Arvalis-Institut du végétal n’a pas attendu le retrait du S-moc pour se mettre au travail. Valérie Bibard met en avant la prophylaxie et les pratiques agronomiques, ainsi que les traitements de prélevée appliqués sur le rang complétés de désherbage mécanique. Des pistes intéressantes, mais qui semblent à ce jour insuffisantes pour garantir des résultats satisfaisants pour le maïs semence et le maïs doux. « Compte tenu des exigences pour ces deux débouchés, sans le S-moc nous serons clairement démunis », alerte Jean-Luc Englezio. L’aval de ces filières montre déjà des signes d’inquiétude.

Dernier enjeu à surveiller dans le cadre de la nouvelle donne post-retrait du S-moc : le risque, pour les solutions restantes, de faire l’objet d’une vigilance accrue sur la qualité de l’eau.
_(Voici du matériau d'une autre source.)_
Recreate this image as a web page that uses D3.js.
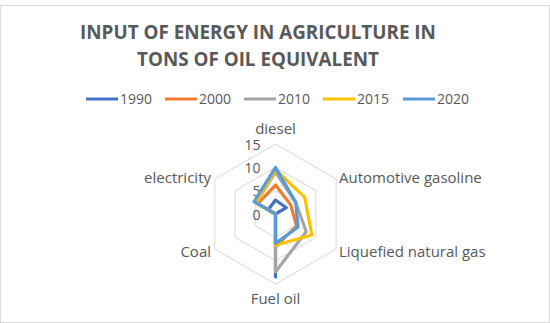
<!DOCTYPE html>
<html><head><meta charset="utf-8">
<script src="https://cdn.jsdelivr.net/npm/d3@7"></script>
<style>body{margin:0;background:#fff}svg{display:block;font-family:"Open Sans","Noto Sans",sans-serif}</style>
</head><body><svg id="c" width="550" height="323"></svg>
<script>
const categories = ["diesel","Automotive gasoline","Liquefied natural gas","Fuel oil","Coal","electricity"];
const years = ["1990","2000","2010","2015","2020"];
const v1990 = [3, 2.7, 0, 13.5, 0, 1.8];
const v2000 = [6.2, 3.8, 5.2, 7, 0, 4.4];
const v2010 = [9, 5, 7.6, 12.4, 0, 4.8];
const v2015 = [9.5, 7.2, 9, 6.7, 0, 4.8];
const v2020 = [10, 5, 5.6, 6.3, 0, 5.3];
const ticks = [0, 5, 10, 15];
const titleLines = ["INPUT OF ENERGY IN AGRICULTURE IN", "TONS OF OIL EQUIVALENT"];

const series = [v1990, v2000, v2010, v2015, v2020];
const colors = ["#4472C4","#ED7D31","#A5A5A5","#FFC000","#5B9BD5"];
const svg = d3.select("#c");
const cx = 275.5, cy = 214;
const r = d3.scaleLinear().domain([0, 15]).range([0, 70]);
const ang = d3.scalePoint().domain(categories).range([0, 2*Math.PI*(categories.length-1)/categories.length]);
const pt = (c, v) => [cx + r(v)*Math.sin(ang(c)), cy - r(v)*Math.cos(ang(c))];

svg.append("rect").attr("x",0.5).attr("y",5.5).attr("width",549).attr("height",317).attr("fill","#fff").attr("stroke","#d9d9d9");

// title
const tw = [356, 242];
titleLines.forEach((t,i)=>{
  const el = svg.append("text").attr("x",258).attr("y",[39,66][i]).attr("text-anchor","middle")
    .attr("font-size",20).attr("font-weight","bold").attr("fill","#595959").text(t);
  const w = el.node().getComputedTextLength();
  el.attr("font-size", 20*tw[i]/w);
});

// legend
const lx = [86,165,244,323,403];
years.forEach((y,i)=>{
  svg.append("line").attr("x1",lx[i]).attr("x2",lx[i]+32).attr("y1",99).attr("y2",99).attr("stroke",colors[i]).attr("stroke-width",3);
  svg.append("text").attr("x",lx[i]+34).attr("y",104).attr("font-size",14).attr("fill","#595959").text(y);
});

// grid
const line = d3.line().curve(d3.curveLinearClosed);
ticks.filter(t=>t>0).forEach(t=>{
  svg.append("path").attr("d", line(categories.map(c=>pt(c,t)))).attr("fill","none").attr("stroke","#d9d9d9").attr("stroke-width",1);
});

// tick labels
ticks.forEach(t=>{
  svg.append("text").attr("x",cx-15).attr("y",cy - r(t)+5.5).attr("text-anchor","end").attr("font-size",14).attr("fill","#595959").text(t);
});

// category labels
const labPos = {
  "diesel":[cx, 134, "middle"],
  "Automotive gasoline":[339, 183, "start"],
  "Liquefied natural gas":[339, 257, "start"],
  "Fuel oil":[cx, 304, "middle"],
  "Coal":[211, 257, "end"],
  "electricity":[211, 183, "end"]
};
categories.forEach(c=>{
  const p = labPos[c];
  svg.append("text").attr("x",p[0]).attr("y",p[1]).attr("text-anchor",p[2]).attr("font-size",15).attr("fill","#595959").text(c);
});

// series
series.forEach((s,i)=>{
  svg.append("path").attr("d", line(categories.map((c,j)=>pt(c,s[j]))))
    .attr("fill","none").attr("stroke",colors[i]).attr("stroke-width",3.2).attr("stroke-linejoin","round");
});
</script></body></html>
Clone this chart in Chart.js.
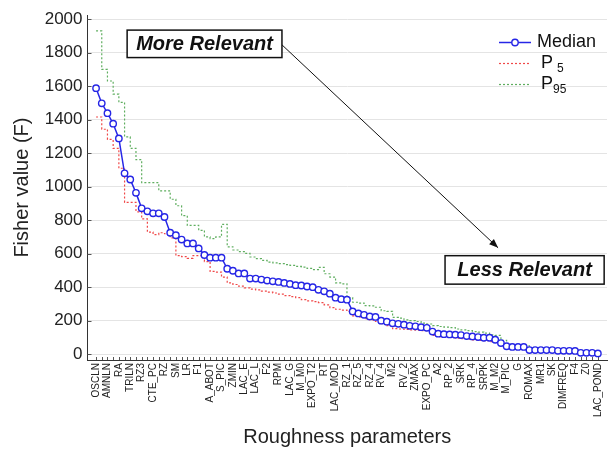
<!DOCTYPE html>
<html>
<head>
<meta charset="utf-8">
<script src="https://cdn.jsdelivr.net/npm/chart.js@4/dist/chart.umd.min.js"></script>
<style>
  html, body { margin: 0; padding: 0; background: #fff; }
  #wrap { width: 613px; height: 450px; position: relative; }
</style>
</head>
<body>
<div id="wrap"><canvas id="c" width="613" height="450"></canvas></div>
<script>
// Tick labels (every other parameter is labelled on the axis)
const tickLabels = ['OSCLN','AMNLN','RA','TRILN','RZ3','CTE_PC','RZ','SM','LR','F1',
  'A_ABOT','S_PIC','ZMIN','LAC_E','LAC_L','F2','RPM','LAC_G','M_M0','EXPO_T2',
  'RT','LAC_MOD','RZ_1','RZ_5','RZ_4','RV_4','M2','RV_2','ZMAX','EXPO_PC',
  'A2','RP_2','SRK','RP_4','SRPK','M_M2','M_PIC','G','ROMAX','MR1',
  'SK','DIMFREQ','F4','Z0','LAC_POND'];

const seriesNames = ['Median', 'P', 'P'];
const seriesSubs = ['', '5', '95'];

const median = [1588,1498,1439,1376,1288,1080,1043,963,871,853,
  841,841,819,725,710,684,661,661,631,592,
  576,576,576,510,498,482,482,451,451,445,
  439,435,431,425,419,412,410,404,400,384,
  375,361,337,328,325,255,243,235,225,222,
  200,194,184,181,176,169,166,161,157,135,
  122,119,118,116,114,108,106,102,98,98,
  86,66,47,43,43,43,24,24,24,24,
  24,20,20,20,19,8,8,8,4];

const p5 = [1416,1343,1282,1229,1110,906,906,850,808,729,
  714,725,719,694,588,582,572,588,588,553,
  494,490,460,425,416,406,396,388,384,376,
  370,365,358,350,343,337,325,318,314,308,
  294,278,268,263,255,229,222,212,205,195,
  182,170,152,150,148,145,143,141,140,112,
  105,102,100,95,92,90,85,82,80,75,
  70,60,40,38,38,38,20,20,20,20,
  20,17,17,17,17,6,6,6,3];

const p95 = [1930,1700,1631,1553,1504,1298,1229,1161,1024,1024,
  1024,975,975,925,886,827,769,769,739,700,
  690,700,775,641,622,612,602,580,570,560,
  550,545,540,535,530,524,520,512,505,518,
  480,460,425,420,337,310,305,290,288,280,
  259,255,219,215,205,200,195,185,180,170,
  165,161,158,150,145,140,135,131,125,115,
  112,82,59,50,50,50,28,28,28,28,
  28,23,23,23,23,11,11,11,6];

const yTickValues = [];
for (let v = 0; v <= 2000; v += 100) yTickValues.push(v);

const FONT = '"Liberation Sans", Arial, Helvetica, sans-serif';
const toXY = arr => arr.map((v, i) => ({ x: i, y: v }));

const innerTicks = {
  id: 'innerTicks',
  beforeDatasetsDraw(chart) {
    const { ctx, chartArea: a, scales: { x, y } } = chart;
    ctx.save();
    ctx.strokeStyle = '#555';
    ctx.lineWidth = 1;
    y.ticks.forEach(t => {
      const py = Math.round(y.getPixelForValue(t.value)) + 0.5;
      const len = t.value % 200 === 0 ? 4 : 3;
      ctx.beginPath(); ctx.moveTo(a.left, py); ctx.lineTo(a.left + len, py); ctx.stroke();
    });
    x.ticks.forEach(t => {
      const px = Math.round(x.getPixelForValue(t.value)) + 0.5;
      ctx.beginPath(); ctx.moveTo(px, a.bottom); ctx.lineTo(px, a.bottom - 3); ctx.stroke();
    });
    ctx.restore();
  }
};

const overlay = {
  id: 'overlay',
  afterDraw(chart) {
    const { ctx, scales: { x, y } } = chart;
    ctx.save();
    // Annotation boxes
    const box = (text, x0, x1, y0, y1) => {
      const L = x.getPixelForValue(x0), R = x.getPixelForValue(x1);
      const T = y.getPixelForValue(y0), B = y.getPixelForValue(y1);
      ctx.fillStyle = '#fff';
      ctx.fillRect(L, T, R - L, B - T);
      ctx.strokeStyle = '#111';
      ctx.lineWidth = 1.5;
      ctx.strokeRect(L, T, R - L, B - T);
      ctx.fillStyle = '#111';
      ctx.font = 'italic bold 20px ' + FONT;
      ctx.textAlign = 'center';
      ctx.textBaseline = 'middle';
      ctx.fillText(text, (L + R) / 2, (T + B) / 2 + 1);
    };
    box('More Relevant', 5.45, 32.6, 1935, 1771);
    box('Less Relevant', 61.2, 89.1, 588, 418);
    // Arrow
    const ax0 = x.getPixelForValue(32.6), ay0 = y.getPixelForValue(1847);
    const ax1 = x.getPixelForValue(70.5), ay1 = y.getPixelForValue(635);
    ctx.strokeStyle = '#111';
    ctx.lineWidth = 1;
    ctx.beginPath(); ctx.moveTo(ax0, ay0); ctx.lineTo(ax1, ay1); ctx.stroke();
    const ang = Math.atan2(ay1 - ay0, ax1 - ax0);
    const hl = 9, hw = 3.5;
    ctx.fillStyle = '#111';
    ctx.beginPath();
    ctx.moveTo(ax1, ay1);
    ctx.lineTo(ax1 - hl * Math.cos(ang) + hw * Math.sin(ang), ay1 - hl * Math.sin(ang) - hw * Math.cos(ang));
    ctx.lineTo(ax1 - hl * Math.cos(ang) - hw * Math.sin(ang), ay1 - hl * Math.sin(ang) + hw * Math.cos(ang));
    ctx.closePath(); ctx.fill();

    // Legend
    const ds = chart.data.datasets;
    const lx0 = 499, lx1 = 531, rows = [42, 63, 84];
    ds.forEach((d, i) => {
      const ry = rows[i];
      ctx.strokeStyle = d.borderColor;
      ctx.lineWidth = d.borderWidth;
      ctx.setLineDash(d.borderDash || []);
      ctx.beginPath(); ctx.moveTo(lx0, ry + 0.5); ctx.lineTo(lx1, ry + 0.5); ctx.stroke();
      ctx.setLineDash([]);
      if (d.pointRadius > 0) {
        ctx.fillStyle = '#fff';
        ctx.lineWidth = d.pointBorderWidth;
        ctx.beginPath(); ctx.arc((lx0 + lx1) / 2, ry + 0.5, d.pointRadius, 0, Math.PI * 2);
        ctx.fill(); ctx.stroke();
      }
      ctx.fillStyle = '#111';
      ctx.textAlign = 'left';
      ctx.textBaseline = 'middle';
      ctx.font = '18px ' + FONT;
      if (i === 0) {
        ctx.fillText(seriesNames[i], 537, ry);
      } else {
        ctx.fillText(seriesNames[i], 541, ry);
        ctx.font = '12px ' + FONT;
        ctx.fillText(seriesSubs[i], i === 1 ? 557 : 553, ry + 6);
      }
    });
    ctx.restore();
  }
};

new Chart(document.getElementById('c'), {
  type: 'line',
  data: {
    datasets: [
      { label: 'Median', data: toXY(median), borderColor: '#2626e6', borderWidth: 1.5,
        pointRadius: 3.2, pointBorderWidth: 1.4, pointBackgroundColor: '#fff',
        pointBorderColor: '#2626e6', tension: 0, order: 0 },
      { label: 'P5', data: toXY(p5), borderColor: '#f04848', borderWidth: 1.2,
        borderDash: [2, 2], pointRadius: 0, stepped: 'before', order: 1 },
      { label: 'P95', data: toXY(p95), borderColor: '#5fae5f', borderWidth: 1.2,
        borderDash: [2, 2], pointRadius: 0, stepped: 'before', order: 2 }
    ]
  },
  options: {
    responsive: false,
    animation: false,
    layout: { padding: { left: 0, right: 6, top: 10, bottom: 0 } },
    plugins: { legend: { display: false }, tooltip: { enabled: false } },
    scales: {
      x: {
        type: 'linear', min: -1.5, max: 89.6,
        afterBuildTicks: s => { s.ticks = median.map((_, i) => ({ value: i })); },
        afterFit: s => { s.height = 90; },
        grid: { display: false, drawTicks: false },
        border: { display: true, color: '#333', width: 1 },
        ticks: {
          autoSkip: false, minRotation: 90, maxRotation: 90, padding: 3,
          color: '#222', font: { family: FONT, size: 10 },
          callback: v => (v % 2 === 0 ? tickLabels[v / 2] : '')
        },
        title: { display: true, text: 'Roughness parameters', color: '#222',
          font: { family: FONT, size: 20 }, padding: { top: 0, bottom: 1 } }
      },
      y: {
        type: 'linear', min: -35, max: 2024,
        afterBuildTicks: s => { s.ticks = yTickValues.map(v => ({ value: v })); },
        afterFit: s => { s.width = 87.5; },
        grid: { drawTicks: false,
          color: c => (c.tick && c.tick.value % 200 === 0 ? '#e4e4e4' : 'rgba(0,0,0,0)') },
        border: { display: true, color: '#333', width: 1 },
        ticks: {
          padding: 5, color: '#222', font: { family: FONT, size: 17 },
          callback: v => (v % 200 === 0 ? String(v) : '')
        },
        title: { display: true, text: 'Fisher value (F)', color: '#222',
          font: { family: FONT, size: 20 }, padding: { top: 10, bottom: 0 } }
      }
    }
  },
  plugins: [innerTicks, overlay]
});
</script>
</body>
</html>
Valérie Bibard avertit : « Plus les solutions se raréfient et plus les usages risquent de se concentrer sur quelques molécules, augmentant d’autant la probabilité de les détecter plus fréquemment dans le milieu aquatique et ce, tant que des solutions alternatives crédibles et substituables à la chimie actuelle n’auront pas été éprouvées. » Dans ce cadre, les firmes insistent sur l’importance des bonnes pratiques qui accompagnent le désherbage et l’itinéraire cultural, « déjà essentielles, et qui vont l’être d’autant plus », conclut Laure Pitrois.